* **Exercise details**: Only the pictures are omitted; repeat all other data exactly.

* **Supplied data**:
<<<<

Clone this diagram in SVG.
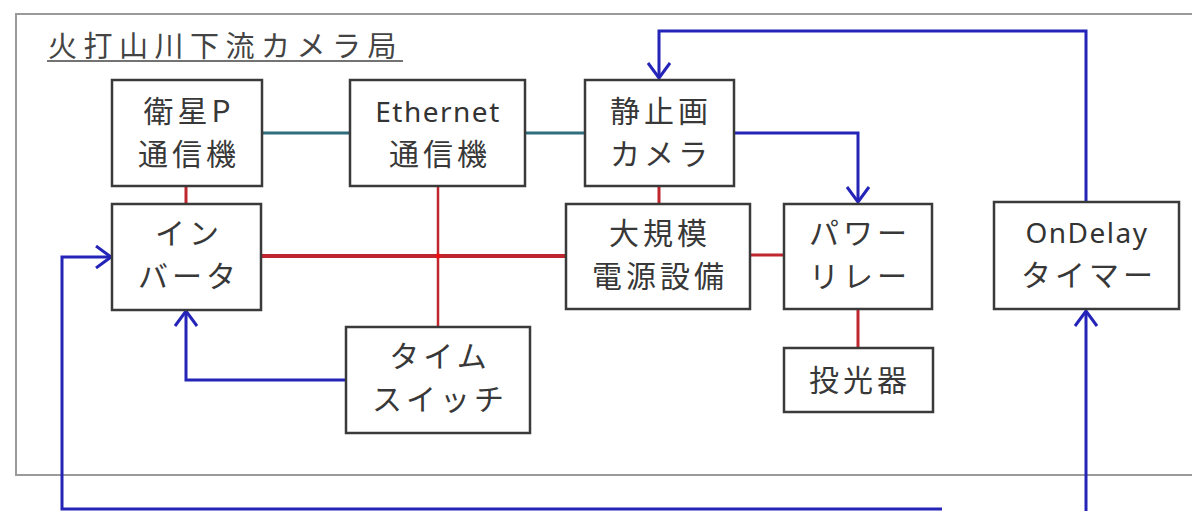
<svg xmlns="http://www.w3.org/2000/svg" width="1192" height="511" viewBox="0 0 1192 511">
<defs>
<marker id="arr" viewBox="0 0 18 24" refX="16" refY="12" markerWidth="18" markerHeight="24" markerUnits="userSpaceOnUse" orient="auto">
<path d="M1,1 L16,12 L1,23" fill="none" stroke="#2424b8" stroke-width="3"/>
</marker>
</defs>
<style>
.box{fill:#fff;stroke:#3a3a3a;stroke-width:2.5}
.t{font-family:"Noto Sans CJK JP","Noto Sans",sans-serif;font-size:30px;fill:#383838;text-anchor:middle;letter-spacing:4px}
.l{font-family:"Noto Sans","Noto Sans CJK JP",sans-serif;font-size:28px;fill:#333;text-anchor:middle;letter-spacing:1.5px}
.teal{stroke:#2f6e7e;stroke-width:3;fill:none}
.red{stroke:#c0262e;fill:none}
.blue{stroke:#2424b8;stroke-width:3;fill:none}
</style>
<rect width="1192" height="511" fill="#fff"/>
<rect x="16" y="14" width="1190" height="461" fill="none" stroke="#9a9a9a" stroke-width="2"/>
<g id="title">
<text x="48" y="57" style="font-family:'Noto Sans CJK JP',sans-serif;font-size:29px;fill:#444;letter-spacing:6.5px">火打山川下流カメラ局</text>
<line x1="47" y1="61" x2="403" y2="61" stroke="#444" stroke-width="1.5"/>
</g>
<g id="connectors">
<line class="teal" x1="262" y1="133" x2="350" y2="133"/>
<line class="teal" x1="525" y1="133" x2="585" y2="133"/>
<line class="red" stroke-width="3" x1="186" y1="186" x2="186" y2="204"/>
<line class="red" stroke-width="3" x1="659" y1="186" x2="659" y2="204"/>
<line class="red" stroke-width="4" x1="261" y1="256" x2="566" y2="256"/>
<line class="red" stroke-width="2.5" x1="438" y1="186" x2="438" y2="327"/>
<circle cx="438" cy="256" r="2.5" fill="#e81010"/>
<line class="red" stroke-width="3" x1="750" y1="255" x2="784" y2="255"/>
<line class="red" stroke-width="3" x1="858" y1="310" x2="858" y2="348"/>
<path class="blue" d="M1086,202 V31 H659 V78" marker-end="url(#arr)"/>
<path class="blue" d="M734,133 H858 V202" marker-end="url(#arr)"/>
<path class="blue" d="M346,380 H186 V311" marker-end="url(#arr)"/>
<path class="blue" d="M942,509 H62 V257 H111" marker-end="url(#arr)"/>
<path class="blue" d="M1086,515 V311" marker-end="url(#arr)"/>
</g>
<g id="eisei">
<rect class="box" x="112" y="80" width="150" height="106"/>
<text class="t" x="189" y="122">衛星P</text>
<text class="t" x="189" y="165">通信機</text>
</g>
<g id="ethernet">
<rect class="box" x="350" y="80" width="175" height="106"/>
<text class="l" x="438" y="122">Ethernet</text>
<text class="t" x="440" y="165">通信機</text>
</g>
<g id="camera">
<rect class="box" x="585" y="80" width="149" height="106"/>
<text class="t" x="661" y="122">静止画</text>
<text class="t" x="661" y="165">カメラ</text>
</g>
<g id="inverter">
<rect class="box" x="112" y="204" width="149" height="106"/>
<text class="t" x="189" y="244">イン</text>
<text class="t" x="189" y="287">バータ</text>
</g>
<g id="power">
<rect class="box" x="566" y="204" width="184" height="105"/>
<text class="t" x="660" y="244">大規模</text>
<text class="t" x="660" y="287">電源設備</text>
</g>
<g id="relay">
<rect class="box" x="784" y="204" width="148" height="105"/>
<text class="t" x="860" y="244">パワー</text>
<text class="t" x="860" y="287">リレー</text>
</g>
<g id="ondelay">
<rect class="box" x="994" y="202" width="185" height="107"/>
<text class="l" x="1087" y="243">OnDelay</text>
<text class="t" x="1089" y="286">タイマー</text>
</g>
<g id="timeswitch">
<rect class="box" x="346" y="327" width="184" height="106"/>
<text class="t" x="440" y="367">タイム</text>
<text class="t" x="440" y="410">スイッチ</text>
</g>
<g id="projector">
<rect class="box" x="784" y="348" width="149" height="64"/>
<text class="t" x="860" y="391">投光器</text>
</g>
</svg>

>>>>

* **Solved problem**:
Clone this diagram in SVG.
<svg xmlns="http://www.w3.org/2000/svg" width="1192" height="511" viewBox="0 0 1192 511">
<defs>
<marker id="arr" viewBox="0 0 18 24" refX="16" refY="12" markerWidth="18" markerHeight="24" markerUnits="userSpaceOnUse" orient="auto">
<path d="M1,1 L16,12 L1,23" fill="none" stroke="#2424b8" stroke-width="3"/>
</marker>
</defs>
<style>
.box{fill:#fff;stroke:#3a3a3a;stroke-width:2.5}
.t{font-family:"Noto Sans CJK JP","Noto Sans",sans-serif;font-size:30px;fill:#383838;text-anchor:middle;letter-spacing:4px}
.l{font-family:"Noto Sans","Noto Sans CJK JP",sans-serif;font-size:28px;fill:#333;text-anchor:middle;letter-spacing:1.5px}
.teal{stroke:#2f6e7e;stroke-width:3;fill:none}
.red{stroke:#c0262e;fill:none}
.blue{stroke:#2424b8;stroke-width:3;fill:none}
</style>
<rect width="1192" height="511" fill="#fff"/>
<rect x="16" y="14" width="1190" height="461" fill="none" stroke="#9a9a9a" stroke-width="2"/>
<g id="title">
<text x="48" y="57" style="font-family:'Noto Sans CJK JP',sans-serif;font-size:29px;fill:#444;letter-spacing:6.5px">火打山川下流カメラ局</text>
<line x1="47" y1="61" x2="403" y2="61" stroke="#444" stroke-width="1.5"/>
</g>
<g id="connectors">
<line class="teal" x1="262" y1="133" x2="350" y2="133"/>
<line class="teal" x1="525" y1="133" x2="585" y2="133"/>
<line class="red" stroke-width="3" x1="186" y1="186" x2="186" y2="204"/>
<line class="red" stroke-width="3" x1="659" y1="186" x2="659" y2="204"/>
<line class="red" stroke-width="4" x1="261" y1="256" x2="566" y2="256"/>
<line class="red" stroke-width="2.5" x1="438" y1="186" x2="438" y2="327"/>
<circle cx="438" cy="256" r="2.5" fill="#e81010"/>
<line class="red" stroke-width="3" x1="750" y1="255" x2="784" y2="255"/>
<line class="red" stroke-width="3" x1="858" y1="310" x2="858" y2="348"/>
<path class="blue" d="M1086,202 V31 H659 V78" marker-end="url(#arr)"/>
<path class="blue" d="M734,133 H858 V202" marker-end="url(#arr)"/>
<path class="blue" d="M346,380 H186 V311" marker-end="url(#arr)"/>
<path class="blue" d="M942,509 H62 V257 H111" marker-end="url(#arr)"/>
<path class="blue" d="M1086,515 V311" marker-end="url(#arr)"/>
</g>
<g id="eisei">
<rect class="box" x="112" y="80" width="150" height="106"/>
<text class="t" x="189" y="122">衛星P</text>
<text class="t" x="189" y="165">通信機</text>
</g>
<g id="ethernet">
<rect class="box" x="350" y="80" width="175" height="106"/>
<text class="l" x="438" y="122">Ethernet</text>
<text class="t" x="440" y="165">通信機</text>
</g>
<g id="camera">
<rect class="box" x="585" y="80" width="149" height="106"/>
<text class="t" x="661" y="122">静止画</text>
<text class="t" x="661" y="165">カメラ</text>
</g>
<g id="inverter">
<rect class="box" x="112" y="204" width="149" height="106"/>
<text class="t" x="189" y="244">イン</text>
<text class="t" x="189" y="287">バータ</text>
</g>
<g id="power">
<rect class="box" x="566" y="204" width="184" height="105"/>
<text class="t" x="660" y="244">大規模</text>
<text class="t" x="660" y="287">電源設備</text>
</g>
<g id="relay">
<rect class="box" x="784" y="204" width="148" height="105"/>
<text class="t" x="860" y="244">パワー</text>
<text class="t" x="860" y="287">リレー</text>
</g>
<g id="ondelay">
<rect class="box" x="994" y="202" width="185" height="107"/>
<text class="l" x="1087" y="243">OnDelay</text>
<text class="t" x="1089" y="286">タイマー</text>
</g>
<g id="timeswitch">
<rect class="box" x="346" y="327" width="184" height="106"/>
<text class="t" x="440" y="367">タイム</text>
<text class="t" x="440" y="410">スイッチ</text>
</g>
<g id="projector">
<rect class="box" x="784" y="348" width="149" height="64"/>
<text class="t" x="860" y="391">投光器</text>
</g>
</svg>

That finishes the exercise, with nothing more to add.